Примечательно, что в перегруженности, усложненности интриги – наперекор собственным расиновским убеждениям, изложенным им в предисловии к «Беренике» – упрекал Расина и человек, доставивший ему более всего неприятностей в год «Ифигении»: его собрат по Академии Мишель Леклерк. Этот Леклерк вкупе с вовсе безвестным литератором Жаком Кора примерно в одно время с Расином сочинил трагедию на тот же сюжет – Ифигения в Авлиде.
Позднее, оправдываясь в такой дерзости, он уверял, будто думал, что Расин пишет пьесу об Ифигении в Тавриде, то есть использует часть мифа, повествующую о судьбе греческой царевны после того, как Артемида похитила ее от алтаря и сделала жрицей в своем Тавридском храме; действительно, в бумагах Расина остался набросок плана к первому действию трагедии об Ифигении в Тавриде. Набросок этот, конечно, был сделан до того, как Расин написал свою «Ифигению в Авлиде» и придумал собственный вариант развязки, исключающий перенесение Ифигении в дальнюю Тавриду.

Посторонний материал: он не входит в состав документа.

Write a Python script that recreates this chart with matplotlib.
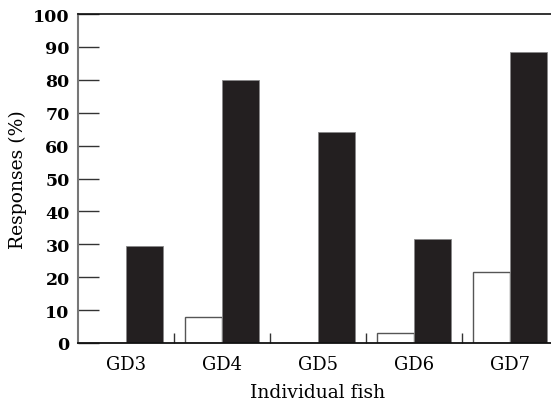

Для нас этот черновик важен не тем, что подкрепляет оправдания Леклерка (при всем том не слишком убедительные: даже если допустить, что околотеатральные сплетни не прояснили Леклерку заранее, над какой частью истории Ифигении работает Расин, после версальской премьеры это не могло оставаться тайной), а тем, что показывает сам метод работы Расина над своими пьесами. Луи Расин пишет по этому поводу: «Хотя сей план не содержит в себе ничего замечательного, я присовокуплю его к отцовским бумагам, чтобы показать, каким образом, приступая к новой трагедии, он набрасывал план каждого действия в прозе. Установив же так связь между сценами, он говорил: "Трагедия моя готова", полагая остальное сущими пустяками». «Остальное» – это стихи! Было бы трудно поверить, что Расин мог работать таким рационалистическим способом – составлять сначала прозаический конспект пьесы, а потом наращивать на этот костяк поэтические мускулы, – но тот фрагмент плана, о котором говорит Луи, у нас перед глазами. Вот он:
Действие первое
Сцена первая
Появляется Ифигения с пленницей-гречанкой, которая удивляется, почему Ифигения так грустна. Она спрашивает, не оттого ли, что праздник Дианы на сей раз пройдет без жертвоприношения иноземца в ее честь и что Ифигения этим огорчена.
– Подумай, – отвечает Ифигения, – это ли чувство, достойное дочери Агамемнона. Ты знаешь, как мерзко мне было готовить к смерти несчастных, принесенных в жертву с тех пор как я возглавляю эти жестокие церемонии, для меня было радостью, что судьба не послала сюда ни одного грека для этого дня, и я одна ликовала посреди всеобщего уныния, воцарившегося на острове, где отсутствие жертвы считают зловещим предзнаменованием. Но я не могу побороть тайную грусть, охватившую меня после сна, который я видела сегодня ночью, мне снилось, что я в Микенах, в отцовском дворце; мне привиделось, что мой отец и моя мать плавают в потоках крови, а я сама держу в руке нож, чтобы заколоть моего брата Ореста. Увы! Мой милый Орест!
– Но, госпожа моя, вы слишком далеко друг от друга, чтобы бояться исполнения этого сна.